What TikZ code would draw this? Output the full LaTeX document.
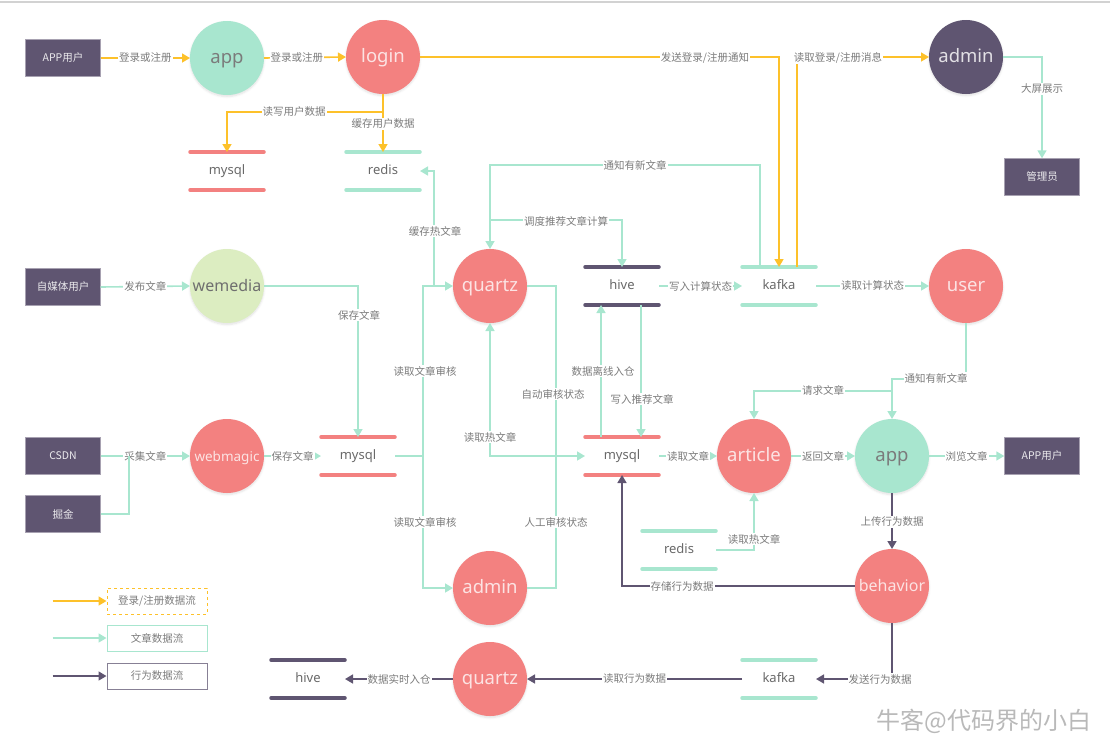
\documentclass[tikz,border=0pt]{standalone}
\usepackage{fontspec}
\setmainfont{Noto Sans CJK SC}
\newfontfamily\latina{Noto Sans}
\definecolor{flujoAmarillo}{HTML}{FDC12A}
\definecolor{flujoVerde}{HTML}{A8E6CF}
\definecolor{flujoMorado}{HTML}{5F5571}
\definecolor{nodoRojo}{HTML}{F38180}
\definecolor{nodoVerde}{HTML}{A8E6CF}
\definecolor{nodoLima}{HTML}{DCEDC1}
\definecolor{textoGris}{HTML}{7B7B7B}
\usetikzlibrary{
	arrows.meta,
	calc,
	shadows.blur
}
\tikzset{
	servicio/.style={
		circle,
		minimum size=74pt,
		inner sep=0pt,
		outer sep=0pt,
		fill=nodoRojo,
		text=white!78!nodoRojo,
		text height=13.5pt,
		text depth=3.5pt,
		font=\latina\fontsize{18.5}{20}\selectfont,
		blur shadow={shadow xshift=0pt, shadow yshift=-1.5pt, shadow opacity=12, shadow blur steps=6}
	},
	servicioVerde/.style={
		servicio,
		fill=nodoVerde,
		text=textoGris
	},
	usuario/.style={
		rectangle,
		minimum width=75pt,
		minimum height=37pt,
		fill=flujoMorado,
		draw=flujoMorado!55,
		text=white!88!flujoMorado,
		font=\fontsize{10.5}{12}\selectfont
	},
	almacen/.style={
		minimum width=74pt,
		minimum height=38pt,
		inner sep=0pt,
		outer sep=0pt,
		text height=9.5pt,
		text depth=2.5pt,
		text=textoGris!85!black,
		font=\latina\fontsize{13}{15}\selectfont
	},
	barra/.style={
		line width=3.5pt,
		line cap=round
	},
	etiqueta/.style={
		fill=white,
		inner sep=1pt,
		text=textoGris,
		font=\fontsize{10.5}{12}\selectfont
	},
	leyenda/.style={
		minimum width=100pt,
		minimum height=26pt,
		line width=1pt,
		text=textoGris,
		font=\fontsize{10.5}{12}\selectfont
	},
	lineaVerde/.style={
		line width=1.6pt,
		flujoVerde
	},
	flechaVerde/.style={
		lineaVerde,
		-{Triangle[length=8pt,width=9pt]}
	},
	flechaAmarilla/.style={
		-{Triangle[length=8pt,width=9pt]},
		line width=1.6pt,
		flujoAmarillo
	},
	flechaMorada/.style={
		-{Triangle[length=8pt,width=9pt]},
		line width=1.6pt,
		flujoMorado
	}
}
\begin{document}
\begin{tikzpicture}[x=1pt, y=-1pt]
	\useasboundingbox (0,0) rectangle (1110,745);
	\draw[gray!35, line width=1.5pt] (0,2) -- (1110,2);

	% nodos
	\node[usuario] (appUsuario) at (63,58) {APP用户};
	\node[servicioVerde] (appLogin) at (227,58) {app};
	\node[servicio] (login) at (383,57) {login};
	\node[servicio, fill=flujoMorado, text=white!82!flujoMorado] (adminPanel) at (966,57) {admin};
	\node[usuario] (gestor) at (1042,177) {管理员};
	\node[almacen] (mysqlUsuario) at (227,171) {mysql};
	\node[almacen] (redisUsuario) at (383,171) {redis};
	\node[usuario] (autor) at (63,287) {自媒体用户};
	\node[servicio, fill=nodoLima, text=textoGris!90!black, font=\latina\fontsize{16}{18}\selectfont] (wemedia) at (227,286) {wemedia};
	\node[usuario] (csdn) at (63,456) {CSDN};
	\node[usuario] (juejin) at (63,514) {掘金};
	\node[servicio, font=\latina\fontsize{13.5}{15}\selectfont] (webmagic) at (227,456) {webmagic};
	\node[almacen] (mysqlArticulo) at (358,456) {mysql};
	\node[servicio] (quartzCalculo) at (490,286) {quartz};
	\node[almacen] (hiveCalculo) at (622,286) {hive};
	\node[almacen] (kafkaCalculo) at (779,286) {kafka};
	\node[servicio] (user) at (966,286) {user};
	\node[servicio] (adminRevision) at (490,588) {admin};
	\node[almacen] (mysqlLectura) at (622,456) {mysql};
	\node[servicio] (article) at (754,456) {article};
	\node[servicioVerde] (appLectura) at (892,456) {app};
	\node[usuario] (appLector) at (1042,456) {APP用户};
	\node[almacen] (redisLectura) at (679,550) {redis};
	\node[servicio, font=\latina\fontsize{16}{18}\selectfont] (behavior) at (892,586) {behavior};
	\node[almacen] (kafkaConducta) at (779,679) {kafka};
	\node[servicio] (quartzConducta) at (490,679) {quartz};
	\node[almacen] (hiveConducta) at (308,679) {hive};

	\foreach \n/\c in {mysqlUsuario/nodoRojo, redisUsuario/flujoVerde, mysqlArticulo/nodoRojo, hiveCalculo/flujoMorado, kafkaCalculo/flujoVerde, mysqlLectura/nodoRojo, redisLectura/flujoVerde, kafkaConducta/flujoVerde, hiveConducta/flujoMorado}{
		\draw[barra, \c] (\n.north west) -- (\n.north east) (\n.south west) -- (\n.south east);
	}

	% flujo login
	\draw[flechaAmarilla] (appUsuario.east) -- node[etiqueta]{登录或注册} (appLogin.west);
	\draw[flechaAmarilla] (appLogin.east) -- node[etiqueta, pos=0.4]{登录或注册} (login.west);
	\draw[flechaAmarilla] (login.south) -- (login.south |- 0,112) -| (mysqlUsuario.north);
	\draw[flechaAmarilla] (login.south) -- (redisUsuario.north);
	\draw[flechaAmarilla] (login.east) -| (kafkaCalculo.north);
	\draw[flechaAmarilla] ($(kafkaCalculo.north)+(18,0)$) |- (adminPanel.west);
	\draw[flechaVerde] (adminPanel.east) -| (gestor.north);

	% flujo articulos
	\draw[flechaVerde] (autor.east) -- node[etiqueta]{发布文章} (wemedia.west);
	\draw[flechaVerde] (wemedia.east) -| (mysqlArticulo.north);
	\draw[flechaVerde] (csdn.east) -- node[etiqueta]{采集文章} (webmagic.west);
	\draw[lineaVerde] (juejin.east) -| ($(csdn.east)+(28,0)$);
	\draw[flechaVerde] (webmagic.east) -- node[etiqueta]{保存文章} (mysqlArticulo.west);
	\draw[lineaVerde] (mysqlArticulo.east) -- ++(28,0) coordinate (ramaMysql);
	\draw[flechaVerde] (ramaMysql) |- (quartzCalculo.west);
	\draw[flechaVerde] (ramaMysql) |- (adminRevision.west);
	\draw[flechaVerde] ($(quartzCalculo.west)+(-19,0)$) |- (redisUsuario.east);
	\draw[flechaVerde] ($(kafkaCalculo.north)+(-19,0)$) -- ++(0,-102) -| (quartzCalculo.north);
	\draw[flechaVerde] ($(quartzCalculo.north)+(0,-29)$) -| (hiveCalculo.north);
	\draw[flechaVerde] (hiveCalculo.east) -- node[etiqueta]{写入计算状态} (kafkaCalculo.west);
	\draw[flechaVerde] (kafkaCalculo.east) -- node[etiqueta]{读取计算状态} (user.west);
	\draw[lineaVerde] (quartzCalculo.east) -- ++(29,0) |- (adminRevision.east);
	\draw[flechaVerde, {Triangle[length=8pt,width=9pt]}-{Triangle[length=8pt,width=9pt]}] (quartzCalculo.south) |- (mysqlLectura.west);
	\draw[flechaVerde] ($(mysqlLectura.north)+(-21,0)$) -- ($(hiveCalculo.south)+(-21,0)$);
	\draw[flechaVerde] ($(hiveCalculo.south)+(19,0)$) -- ($(mysqlLectura.north)+(19,0)$);
	\draw[flechaVerde] (mysqlLectura.east) -- node[etiqueta]{读取文章} (article.west);
	\draw[flechaVerde] (article.east) -- node[etiqueta]{返回文章} (appLectura.west);
	\draw[flechaVerde] (appLectura.east) -- node[etiqueta]{浏览文章} (appLector.west);
	\draw[flechaVerde] (user.south) -- ++(0,56) -| (appLectura.north);
	\draw[flechaVerde] ($(appLectura.north)+(0,-28)$) -| (article.north);
	\draw[flechaVerde] (redisLectura.east) -| (article.south);

	% flujo conducta
	\draw[flechaMorada] (appLectura.south) -- (behavior.north);
	\draw[flechaMorada] (behavior.west) -| (mysqlLectura.south);
	\draw[flechaMorada] (behavior.south) |- (kafkaConducta.east);
	\draw[flechaMorada] (kafkaConducta.west) -- node[etiqueta]{读取行为数据} (quartzConducta.east);
	\draw[flechaMorada] (quartzConducta.west) -- node[etiqueta]{数据实时入仓} (hiveConducta.east);

	% etiquetas
	\node[etiqueta] at (294,112) {读写用户数据};
	\node[etiqueta] at (383,124) {缓存用户数据};
	\node[etiqueta] at (705,58) {发送登录/注册通知};
	\node[etiqueta] at (838,58) {读取登录/注册消息};
	\node[etiqueta] at (1042,89) {大屏展示};
	\node[etiqueta] at (635,165) {通知有新文章};
	\node[etiqueta] at (566,221) {调度推荐文章计算};
	\node[etiqueta] at (435,231) {缓存热文章};
	\node[etiqueta] at (359,315) {保存文章};
	\node[etiqueta] at (425,371) {读取文章审核};
	\node[etiqueta] at (425,522) {读取文章审核};
	\node[etiqueta] at (553,394) {自动审核状态};
	\node[etiqueta] at (556,522) {人工审核状态};
	\node[etiqueta] at (490,437) {读取热文章};
	\node[etiqueta] at (603,371) {数据离线入仓};
	\node[etiqueta] at (642,399) {写入推荐文章};
	\node[etiqueta] at (936,378) {通知有新文章};
	\node[etiqueta] at (823,390) {请求文章};
	\node[etiqueta] at (754,539) {读取热文章};
	\node[etiqueta] at (892,522) {上传行为数据};
	\node[etiqueta] at (682,587) {存储行为数据};
	\node[etiqueta] at (880,679) {发送行为数据};

	% leyenda
	\node[leyenda, draw=flujoAmarillo, dashed] (leyendaLogin) at (157,601) {登录/注册数据流};
	\node[leyenda, draw=flujoVerde] (leyendaArticulo) at (157,638) {文章数据流};
	\node[leyenda, draw=flujoMorado!75] (leyendaConducta) at (157,676) {行为数据流};
	\draw[flechaAmarilla] (leyendaLogin.west) ++(-54,0) -- (leyendaLogin.west);
	\draw[flechaVerde] (leyendaArticulo.west) ++(-54,0) -- (leyendaArticulo.west);
	\draw[flechaMorada] (leyendaConducta.west) ++(-54,0) -- (leyendaConducta.west);

	\node[text=gray!55, font=\fontsize{24}{26}\selectfont] (marca) at (984,721) {牛客@代码界的小白};
\end{tikzpicture}
\end{document}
--
**Your goal:** Transcribe exactly, with no pictures, the lines running from the first line of the material through the line holding "(0,2) -- (1110,2);".

**Output for this exercise:**
What TikZ code would draw this? Output the full LaTeX document.
\documentclass[tikz,border=0pt]{standalone}
\usepackage{fontspec}
\setmainfont{Noto Sans CJK SC}
\newfontfamily\latina{Noto Sans}
\definecolor{flujoAmarillo}{HTML}{FDC12A}
\definecolor{flujoVerde}{HTML}{A8E6CF}
\definecolor{flujoMorado}{HTML}{5F5571}
\definecolor{nodoRojo}{HTML}{F38180}
\definecolor{nodoVerde}{HTML}{A8E6CF}
\definecolor{nodoLima}{HTML}{DCEDC1}
\definecolor{textoGris}{HTML}{7B7B7B}
\usetikzlibrary{
	arrows.meta,
	calc,
	shadows.blur
}
\tikzset{
	servicio/.style={
		circle,
		minimum size=74pt,
		inner sep=0pt,
		outer sep=0pt,
		fill=nodoRojo,
		text=white!78!nodoRojo,
		text height=13.5pt,
		text depth=3.5pt,
		font=\latina\fontsize{18.5}{20}\selectfont,
		blur shadow={shadow xshift=0pt, shadow yshift=-1.5pt, shadow opacity=12, shadow blur steps=6}
	},
	servicioVerde/.style={
		servicio,
		fill=nodoVerde,
		text=textoGris
	},
	usuario/.style={
		rectangle,
		minimum width=75pt,
		minimum height=37pt,
		fill=flujoMorado,
		draw=flujoMorado!55,
		text=white!88!flujoMorado,
		font=\fontsize{10.5}{12}\selectfont
	},
	almacen/.style={
		minimum width=74pt,
		minimum height=38pt,
		inner sep=0pt,
		outer sep=0pt,
		text height=9.5pt,
		text depth=2.5pt,
		text=textoGris!85!black,
		font=\latina\fontsize{13}{15}\selectfont
	},
	barra/.style={
		line width=3.5pt,
		line cap=round
	},
	etiqueta/.style={
		fill=white,
		inner sep=1pt,
		text=textoGris,
		font=\fontsize{10.5}{12}\selectfont
	},
	leyenda/.style={
		minimum width=100pt,
		minimum height=26pt,
		line width=1pt,
		text=textoGris,
		font=\fontsize{10.5}{12}\selectfont
	},
	lineaVerde/.style={
		line width=1.6pt,
		flujoVerde
	},
	flechaVerde/.style={
		lineaVerde,
		-{Triangle[length=8pt,width=9pt]}
	},
	flechaAmarilla/.style={
		-{Triangle[length=8pt,width=9pt]},
		line width=1.6pt,
		flujoAmarillo
	},
	flechaMorada/.style={
		-{Triangle[length=8pt,width=9pt]},
		line width=1.6pt,
		flujoMorado
	}
}
\begin{document}
\begin{tikzpicture}[x=1pt, y=-1pt]
	\useasboundingbox (0,0) rectangle (1110,745);
	\draw[gray!35, line width=1.5pt] (0,2) -- (1110,2);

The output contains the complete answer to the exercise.